The Sainsbury's debate: The customer is always right

While it may be rude if this happened between two people having a catch up, a coffee or a summer picnic. It’s not between a business and its customer. Because in business, the customer is always right. (Well, unless they are doing something actually terrible - a phone conversation isn’t breaking any laws.)

If only the customer had opted for the self-service queue. Where she’d have been actively encouraged not to interact with staff. Instead just shuffled through the system giving the machines her money at the end.

Actually, not engaging with members of staff while paying for shopping is common and dare I say it, progress. People are becoming busier than ever, we don’t even have time to read any more. Look at the success of Summly, an app that summaries news stories so you don’t have to read the whole thing, (wish you done it for this?), was acquired by Yahoo for $30M a few months back. 

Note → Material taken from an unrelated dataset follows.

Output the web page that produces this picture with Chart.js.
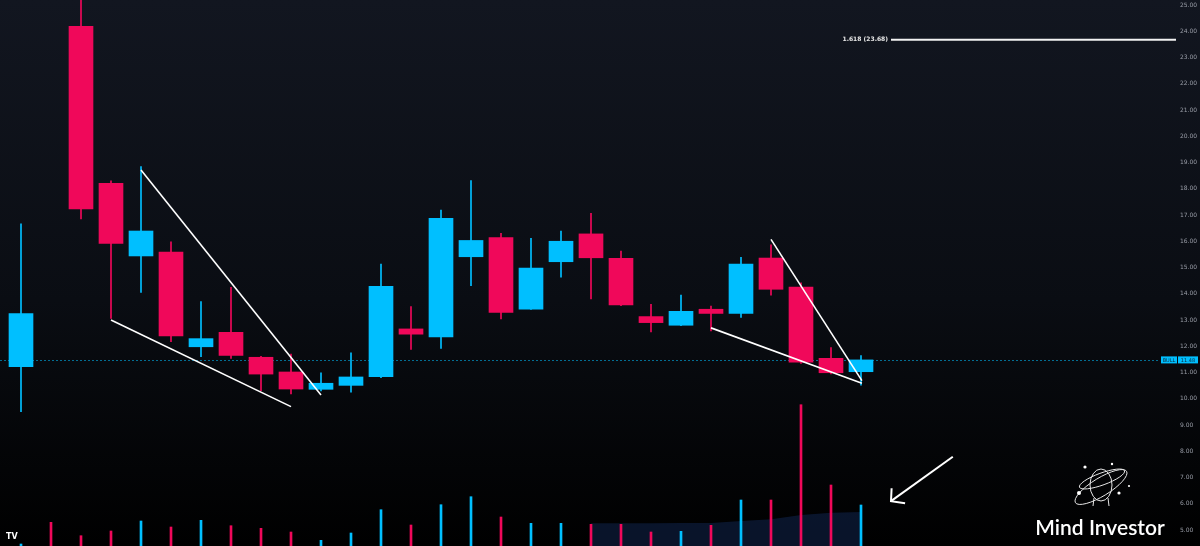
<!DOCTYPE html>
<html lang="en">
<head>
    <meta charset="UTF-8">
    <title>Mind Investor chart</title>
    <script src="https://cdn.jsdelivr.net/npm/chart.js"></script>
    <style>
        html, body {
            margin: 0;
            padding: 0;
            background: #000;
        }
        #wrap {
            width: 1200px;
            height: 546px;
        }
    </style>
</head>
<body>
    <div id="wrap"><canvas id="chart" width="1200" height="546"></canvas></div>

    <script>
        // candle index (x) and OHLC values
        const bars = [0, 1, 2, 3, 4, 5, 6, 7, 8, 9, 10, 11, 12, 13, 14, 15, 16, 17, 18, 19, 20, 21, 22, 23, 24, 25, 26, 27, 28];
        const opens = [11.22, 31.5, 24.19, 18.21, 15.44, 15.59, 11.98, 12.53, 11.58, 11.02, 10.36, 10.51, 10.84, 12.66, 12.36, 15.41, 16.14, 13.41, 15.22, 16.28, 15.35, 13.13, 12.80, 13.41, 13.25, 15.36, 14.25, 11.54, 11.03];
        const highs = [16.66, 33.0, 25.8, 18.3, 18.84, 15.98, 13.70, 14.24, 11.62, 11.70, 10.99, 11.75, 15.13, 13.51, 17.19, 18.31, 16.30, 16.11, 16.39, 17.06, 15.63, 13.60, 13.95, 13.53, 15.39, 15.86, 14.42, 11.95, 11.64];
        const lows = [9.51, 25.6, 16.85, 13.06, 14.05, 12.17, 11.60, 11.54, 10.31, 10.18, 10.30, 10.25, 10.80, 11.88, 11.92, 14.31, 13.04, 13.40, 14.63, 13.80, 13.55, 12.55, 12.78, 12.58, 13.10, 13.95, 11.35, 10.95, 10.52];
        const closes = [13.24, 26.4, 17.23, 15.92, 16.39, 12.39, 12.29, 11.65, 10.94, 10.37, 10.59, 10.83, 14.28, 12.46, 16.87, 16.03, 13.29, 14.98, 16.00, 15.37, 13.57, 12.90, 13.33, 13.25, 15.13, 14.17, 11.39, 10.99, 11.48];
        // volume (thousands) and its moving average
        const volumes = [20, 237, 103, 150, 250, 190, 257, 203, 177, 140, 57, 130, 363, 210, 413, 493, 290, 227, 227, 217, 217, 140, 147, 207, 460, 460, 1413, 610, 410];
        const volMaX = [19, 20, 21, 22, 23, 24, 25, 26, 27, 28];
        const volMa = [227, 227, 227, 230, 230, 250, 267, 310, 333, 340];
        // drawn trendlines [x1, y1, x2, y2]
        const trendLines = [
            [4.0, 18.71, 10.0, 10.14],
            [3.0, 13.0, 9.0, 9.70],
            [25.0, 16.07, 28.03, 10.69],
            [23.0, 12.70, 28.03, 10.59]
        ];
        const fibLevel = 23.68;
        const fibLabel = '1.618 (23.68)';
        const fibRange = [29.0, 38.5];
        const lastPrice = 11.48;
        const arrowTail = [31.06, 7.79];
        const arrowTip = [29.0, 6.10];
        const arrowHeads = [[29.02, 6.59], [29.47, 6.02]];
        const priceTicks = [5, 6, 7, 8, 9, 10, 11, 12, 13, 14, 15, 16, 17, 18, 19, 20, 21, 22, 23, 24, 25];

        const UP = '#00bfff';
        const DOWN = '#f0085a';
        const candleColors = bars.map((i) => closes[i] >= opens[i] ? UP : DOWN);

        const lineDatasets = trendLines.map((t) => ({
            type: 'line',
            data: [{ x: t[0], y: t[1] }, { x: t[2], y: t[3] }],
            borderColor: '#ffffff',
            borderWidth: 1.6,
            pointRadius: 0,
            order: 1
        }));

        const extras = {
            id: 'extras',
            beforeDraw(chart) {
                const ctx = chart.ctx;
                const g = ctx.createLinearGradient(0, 0, 0, chart.height);
                g.addColorStop(0, '#121620');
                g.addColorStop(0.55, '#0a0d13');
                g.addColorStop(1, '#000000');
                ctx.save();
                ctx.fillStyle = g;
                ctx.fillRect(0, 0, chart.width, chart.height);
                ctx.restore();
            },
            beforeDatasetsDraw(chart) {
                const ctx = chart.ctx;
                const y = chart.scales.y;
                const py = Math.round(y.getPixelForValue(lastPrice)) + 0.5;
                ctx.save();
                ctx.strokeStyle = 'rgba(0,191,255,0.55)';
                ctx.lineWidth = 1;
                ctx.setLineDash([2, 2]);
                ctx.beginPath();
                ctx.moveTo(0, py);
                ctx.lineTo(1160, py);
                ctx.stroke();
                ctx.restore();
            },
            afterDraw(chart) {
                const ctx = chart.ctx;
                const x = chart.scales.x;
                const y = chart.scales.y;
                ctx.save();

                // fib label
                ctx.fillStyle = '#e8e8e8';
                ctx.font = 'bold 6px "DejaVu Sans"';
                ctx.textAlign = 'right';
                ctx.textBaseline = 'middle';
                ctx.fillText(fibLabel, x.getPixelForValue(fibRange[0]) - 3, y.getPixelForValue(fibLevel));

                // last price boxes
                const py = y.getPixelForValue(lastPrice);
                ctx.fillStyle = UP;
                ctx.fillRect(1161, py - 3.5, 16, 7);
                ctx.fillRect(1178, py - 3.5, 20, 7);
                ctx.fillStyle = '#0b2a3a';
                ctx.font = '5px "DejaVu Sans"';
                ctx.textAlign = 'center';
                ctx.fillText('BULL', 1169, py + 0.5);
                ctx.fillText(lastPrice.toFixed(2), 1188, py + 0.5);

                // TV logo
                ctx.fillStyle = '#ffffff';
                ctx.font = 'bold 8px "DejaVu Sans"';
                ctx.textAlign = 'left';
                ctx.fillText('TV', 6, 537);

                // Mind Investor logo
                ctx.strokeStyle = '#e6e6e6';
                ctx.lineWidth = 1;
                ctx.beginPath();
                ctx.ellipse(1101, 485, 11, 16, 0, 0, Math.PI * 2);
                ctx.stroke();
                ctx.beginPath();
                ctx.moveTo(1094, 498);
                ctx.lineTo(1093, 506);
                ctx.moveTo(1108, 498);
                ctx.lineTo(1109, 506);
                ctx.stroke();
                ctx.beginPath();
                ctx.ellipse(1101, 487, 30, 9, -0.55, 0, Math.PI * 2);
                ctx.stroke();
                ctx.beginPath();
                ctx.ellipse(1102, 479, 24, 6, -0.35, 0, Math.PI * 2);
                ctx.stroke();
                ctx.fillStyle = '#ffffff';
                [[1085, 467, 1.6], [1112, 464, 1.2], [1079, 493, 2], [1119, 493, 1.6], [1129, 486, 1.1]].forEach((d) => {
                    ctx.beginPath();
                    ctx.arc(d[0], d[1], d[2], 0, Math.PI * 2);
                    ctx.fill();
                });
                ctx.font = '600 21px Lato';
                ctx.textAlign = 'center';
                ctx.textBaseline = 'alphabetic';
                ctx.fillText('Mind Investor', 1100, 535);
                ctx.restore();
            }
        };

        new Chart(document.getElementById('chart'), {
            type: 'bar',
            data: {
                datasets: [
                    {
                        type: 'line',
                        data: volMaX.map((v, k) => ({ x: v, y: volMa[k] })),
                        yAxisID: 'y2',
                        borderWidth: 0,
                        pointRadius: 0,
                        fill: 'origin',
                        backgroundColor: 'rgba(40,90,190,0.22)',
                        order: 10
                    },
                    {
                        data: bars.map((i) => ({ x: i, y: volumes[i] })),
                        yAxisID: 'y2',
                        backgroundColor: candleColors,
                        barThickness: 2,
                        grouped: false,
                        order: 9
                    },
                    {
                        data: bars.map((i) => ({ x: i, y: [lows[i], highs[i]] })),
                        backgroundColor: candleColors,
                        barThickness: 1,
                        grouped: false,
                        order: 5
                    },
                    {
                        data: bars.map((i) => ({ x: i, y: [opens[i], closes[i]] })),
                        backgroundColor: candleColors,
                        barThickness: 24,
                        grouped: false,
                        order: 4
                    },
                    ...lineDatasets,
                    {
                        type: 'line',
                        data: [{ x: fibRange[0], y: fibLevel }, { x: fibRange[1], y: fibLevel }],
                        borderColor: '#f2f2f2',
                        borderWidth: 2,
                        pointRadius: 0,
                        order: 1
                    },
                    {
                        type: 'line',
                        data: [{ x: arrowTail[0], y: arrowTail[1] }, { x: arrowTip[0], y: arrowTip[1] }],
                        borderColor: '#ffffff',
                        borderWidth: 2,
                        pointRadius: 0,
                        order: 1
                    },
                    {
                        type: 'line',
                        data: [
                            { x: arrowHeads[0][0], y: arrowHeads[0][1] },
                            { x: arrowTip[0], y: arrowTip[1] },
                            { x: arrowHeads[1][0], y: arrowHeads[1][1] }
                        ],
                        borderColor: '#ffffff',
                        borderWidth: 2,
                        pointRadius: 0,
                        order: 1
                    }
                ]
            },
            options: {
                responsive: false,
                animation: false,
                devicePixelRatio: 1,
                layout: { padding: 0 },
                plugins: {
                    legend: { display: false },
                    tooltip: { enabled: false }
                },
                scales: {
                    x: {
                        type: 'linear',
                        offset: false,
                        min: -0.7,
                        max: -0.7 + 1176 / 30,
                        display: false
                    },
                    y: {
                        position: 'right',
                        min: 25 - 541 / 26.25,
                        max: 25 + 5 / 26.25,
                        grid: { display: false, drawTicks: false },
                        border: { display: false },
                        afterBuildTicks: (scale) => {
                            scale.ticks = priceTicks.map((v) => ({ value: v }));
                        },
                        afterFit: (scale) => {
                            scale.width = 24;
                            scale.paddingTop = 0;
                            scale.paddingBottom = 0;
                        },
                        ticks: {
                            color: '#9a9ea8',
                            font: { size: 6, family: 'DejaVu Sans' },
                            padding: 4,
                            callback: (v) => Number(v).toFixed(2)
                        }
                    },
                    y2: {
                        display: false,
                        min: 0,
                        max: 5460
                    }
                }
            },
            plugins: [extras]
        });
    </script>
</body>
</html>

This impatience means we don’t have time to shop outside. Our high street chains are crumbling, the British Retail Consortium has reported that clothes and shoes sales are down 5.7% and sales of electrical goods have fell 5.2% in the last year. In contrast the Internet, where you don’t have any narky shop assistants, is booming with a 20% rise in online sales over the last year.

The best businesses go the extra mile for their customers and I’m glad that Sainsbury’s apologised to the customer and offered her a voucher.

Maybe a shop where customers are encouraged to pay while tweeting about their experience, telling their friends about it over the phone or filming the whole process on their Google glasses would be a hit. You can do all those things while shopping on the Internet after all.